Friday, August 20, 2010

The Recovery of Carbonized Plant Remains through the Flotation Method

Composite photograph showing clockwise 1) sample selection, 2) stream flotation, 3) carbonized beans, 4)beans, corn kernels, and cob fragments

Dr. Irvin Uhler who volunteered at the North Museum of Natural History’s Archaeology Section during the 1990’s once stated that, “archaeologists prefer to revel in minutia – you guys [meaning we archaeologists] strive to learn more and more about less and less”. The subject, which also happens to be the topic of this week’s TWIPA blog he was commenting on, just happened to come up during one of our many lunch hours which usually took place in the archaeology lab located in a crowded, dimly lit room of the museum’s basement. The topic Dr. Uhler was referring to is the water separation technique or flotation method whereby small plant and other tiny non-plant remains are recovered from archaeological sediments.

The short history shows that the technique immediately gained widespread use by the archaeological community during the 1960’s when Stuart Struever successfully employed the flotation method to recover small fragile remains from feature soils at the Koster Site, a deeply stratified prehistoric site located in the Lower Illinois River Valley. Since then the technique has become the principal method used by paleobotanists to recover small scale carbonized plant remains.

In form, the process simply involves immersing a soil sample of a standard volume in a tub of water, often determined by the total size of the feature from which it was taken. A bracket-supported window screen size hardware cloth, serving as the tub’s bottom, facilitates the discharge of soil as the carbonized plant particles are skimmed off the water’s surface. The larger, more dense material such as lithics, bone, shell, certain nutshells, and not infrequently water logged charcoal, are some of the kinds of objects that settle to the bottom, trapped by the hardware cloth as the sediment particles fall through the tub. Such trappings are called the sample’s heavy fraction. Both the light and heavy material fractions are then dried, sorted, and later identified by trained personnel.

Other more environmentally friendly flotation devices have been designed for use in the laboratory where the sediments are self contained in such a way that they are returned to the archaeological site and used as backfill. Some of the more sophisticated devices have “streamlined” the process into one system where the water is recycled and used again and again.



Bibliography

Hunter, Andrea A. and Brian R.Gassner
1998 Evaluation of the Flote-Tech Machine – Assisted Flotation System.
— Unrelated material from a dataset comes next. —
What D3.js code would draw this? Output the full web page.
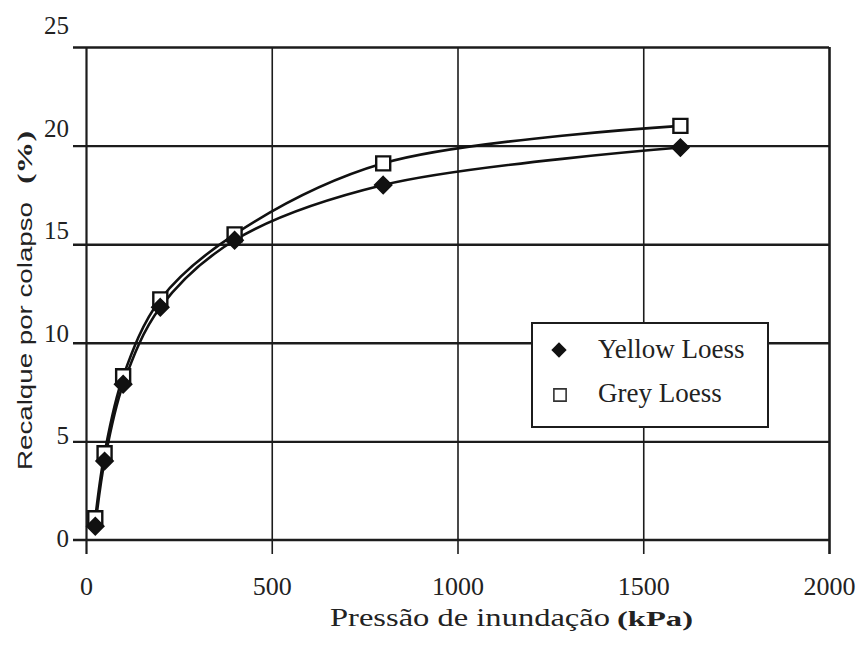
<!DOCTYPE html>
<html>
<head>
<meta charset="utf-8">
<script src="https://cdn.jsdelivr.net/npm/d3@7"></script>
<style>
  html, body { margin: 0; padding: 0; background: #fff; }
  svg { display: block; }
  text { fill: #222; }
</style>
</head>
<body>
<svg id="chart" width="867" height="646"></svg>
<script>
// Collapse settlement vs. inundation pressure for two loess types
const pressures = [25, 50, 100, 200, 400, 800, 1600];           // kPa
const yellowLoess = [0.7, 4.0, 7.9, 11.8, 15.2, 18.0, 19.9];     // %
const greyLoess = [1.1, 4.4, 8.3, 12.2, 15.5, 19.1, 21.0];       // %
const xTicks = [0, 500, 1000, 1500, 2000];
const yTicks = [0, 5, 10, 15, 20, 25];
const seriesNames = ["Yellow Loess", "Grey Loess"];

const svg = d3.select("#chart");
const plotLeft = 86, plotRight = 829, plotTop = 47, plotBottom = 540;
const ink = "#1c1c1c";

const x = d3.scaleLinear().domain([0, 2000]).range([plotLeft, plotRight]);
const y = d3.scaleLinear().domain([0, 25]).range([plotBottom, plotTop]);
// tick labels sit on a slightly taller spread than the grid
const yLabel = d3.scaleLinear().domain([0, 25]).range([538, 25]);

// horizontal grid lines with short outward ticks
svg.append("g")
  .attr("transform", `translate(${plotLeft},0)`)
  .call(d3.axisLeft(y).tickValues(yTicks.filter(v => v > 0)).tickSize(0).tickFormat(""))
  .call(g => g.select(".domain").remove())
  .call(g => g.selectAll(".tick line").attr("x1", -13).attr("x2", plotRight - plotLeft)
    .attr("stroke", ink).attr("stroke-width", 2.4));

// vertical grid lines with short outward ticks
svg.append("g")
  .attr("transform", `translate(0,${plotBottom})`)
  .call(d3.axisBottom(x).tickValues(xTicks).tickSize(0).tickFormat(""))
  .call(g => g.select(".domain").remove())
  .call(g => g.selectAll(".tick line")
    .attr("y1", 14).attr("y2", -(plotBottom - plotTop))
    .attr("stroke", ink)
    .attr("stroke-width", d => (d === 0 ? 2.2 : d === 2000 ? 2.6 : 1.6)));

// x axis baseline
svg.append("line")
  .attr("x1", plotLeft - 13).attr("x2", plotRight)
  .attr("y1", plotBottom).attr("y2", plotBottom)
  .attr("stroke", ink).attr("stroke-width", 2.6);

// x tick labels
svg.append("g")
  .attr("transform", `translate(0,${plotBottom})`)
  .call(d3.axisBottom(x).tickValues(xTicks).tickSize(0).tickPadding(0).tickFormat(d3.format("d")))
  .call(g => g.select(".domain").remove())
  .call(g => g.selectAll(".tick text")
    .attr("y", 55).attr("dy", null)
    .attr("font-family", "'Liberation Serif', 'Times New Roman', serif")
    .attr("font-size", 26).attr("fill", "#222"));

// y tick labels
svg.append("g")
  .attr("transform", `translate(69,0)`)
  .call(d3.axisLeft(yLabel).tickValues(yTicks).tickSize(0).tickPadding(0).tickFormat(d3.format("d")))
  .call(g => g.select(".domain").remove())
  .call(g => g.selectAll(".tick text")
    .attr("dy", "0.34em")
    .attr("font-family", "'Liberation Serif', 'Times New Roman', serif")
    .attr("font-size", 25).attr("fill", "#222"));

// series lines
const line = d3.line()
  .x(d => x(d[0]))
  .y(d => y(d[1]))
  .curve(d3.curveCatmullRom.alpha(0.5));

const greyPts = pressures.map((p, i) => [p, greyLoess[i]]);
const yellowPts = pressures.map((p, i) => [p, yellowLoess[i]]);

svg.append("path").datum(greyPts)
  .attr("d", line).attr("fill", "none")
  .attr("stroke", "#111").attr("stroke-width", 2.6);
svg.append("path").datum(yellowPts)
  .attr("d", line).attr("fill", "none")
  .attr("stroke", "#111").attr("stroke-width", 2.6);

const squareSym = d3.symbol().type(d3.symbolSquare).size(196);
const diamondSym = d3.symbol().type(d3.symbolDiamond2).size(190);

// grey loess markers (open squares)
svg.append("g").selectAll("path").data(greyPts).join("path")
  .attr("transform", d => `translate(${x(d[0])},${y(d[1])})`)
  .attr("d", squareSym)
  .attr("fill", "#fff").attr("stroke", "#111").attr("stroke-width", 2.4);

// yellow loess markers (filled diamonds)
svg.append("g").selectAll("path").data(yellowPts).join("path")
  .attr("transform", d => `translate(${x(d[0])},${y(d[1])})`)
  .attr("d", diamondSym)
  .attr("fill", "#111").attr("stroke", "#111").attr("stroke-width", 1.5);

// legend
const legend = svg.append("g");
legend.append("rect")
  .attr("x", 532).attr("y", 323).attr("width", 236).attr("height", 104)
  .attr("fill", "#fff").attr("stroke", ink).attr("stroke-width", 2);
legend.append("path")
  .attr("transform", "translate(559,350)")
  .attr("d", d3.symbol().type(d3.symbolDiamond2).size(150))
  .attr("fill", "#111");
legend.append("path")
  .attr("transform", "translate(560,395)")
  .attr("d", d3.symbol().type(d3.symbolSquare).size(150))
  .attr("fill", "#fff").attr("stroke", "#333").attr("stroke-width", 1.6);
legend.selectAll("text.entry").data(seriesNames).join("text")
  .attr("class", "entry")
  .attr("x", 598).attr("y", (d, i) => 358 + i * 44)
  .attr("font-family", "'Liberation Serif', 'Times New Roman', serif")
  .attr("font-size", 27)
  .text(d => d);

// axis titles
svg.append("text")
  .attr("x", 330).attr("y", 626)
  .attr("font-family", "'Liberation Serif', 'Times New Roman', serif")
  .attr("font-size", 26)
  .attr("textLength", 280).attr("lengthAdjust", "spacingAndGlyphs")
  .text("Pressão de inundação");
svg.append("text")
  .attr("x", 617).attr("y", 626)
  .attr("font-family", "'Liberation Serif', 'Times New Roman', serif")
  .attr("font-size", 22).attr("font-weight", "bold")
  .attr("textLength", 76).attr("lengthAdjust", "spacingAndGlyphs")
  .text("(kPa)");

svg.append("text")
  .attr("transform", "translate(32,470) rotate(-90)")
  .attr("font-family", "'Liberation Sans', Arial, sans-serif")
  .attr("font-size", 21)
  .attr("textLength", 268).attr("lengthAdjust", "spacingAndGlyphs")
  .text("Recalque por colapso");
svg.append("text")
  .attr("transform", "translate(32,184) rotate(-90)")
  .attr("font-family", "'Liberation Serif', 'Times New Roman', serif")
  .attr("font-size", 20).attr("font-weight", "bold")
  .attr("textLength", 53).attr("lengthAdjust", "spacingAndGlyphs")
  .text("(%)");
</script>
</body>
</html>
American Antiquity 63(1):143-156.

Minnis, Paul and Steven LeBlanc
1976 An Efficient, Inexpensive Arid Land Flotation System. American Antiquity 41(4):491-493.

Struever, Stuart
1968 Flotation Techniques for the Recovery of Small Scale Archaeological Remains. American Antiquity 33(3):353-362.

Struever, Stuart with Felicia Antonelli Holton
1979 Koster: Americans in Search of their Prehistoric Past. Anchor Press/Doubleday.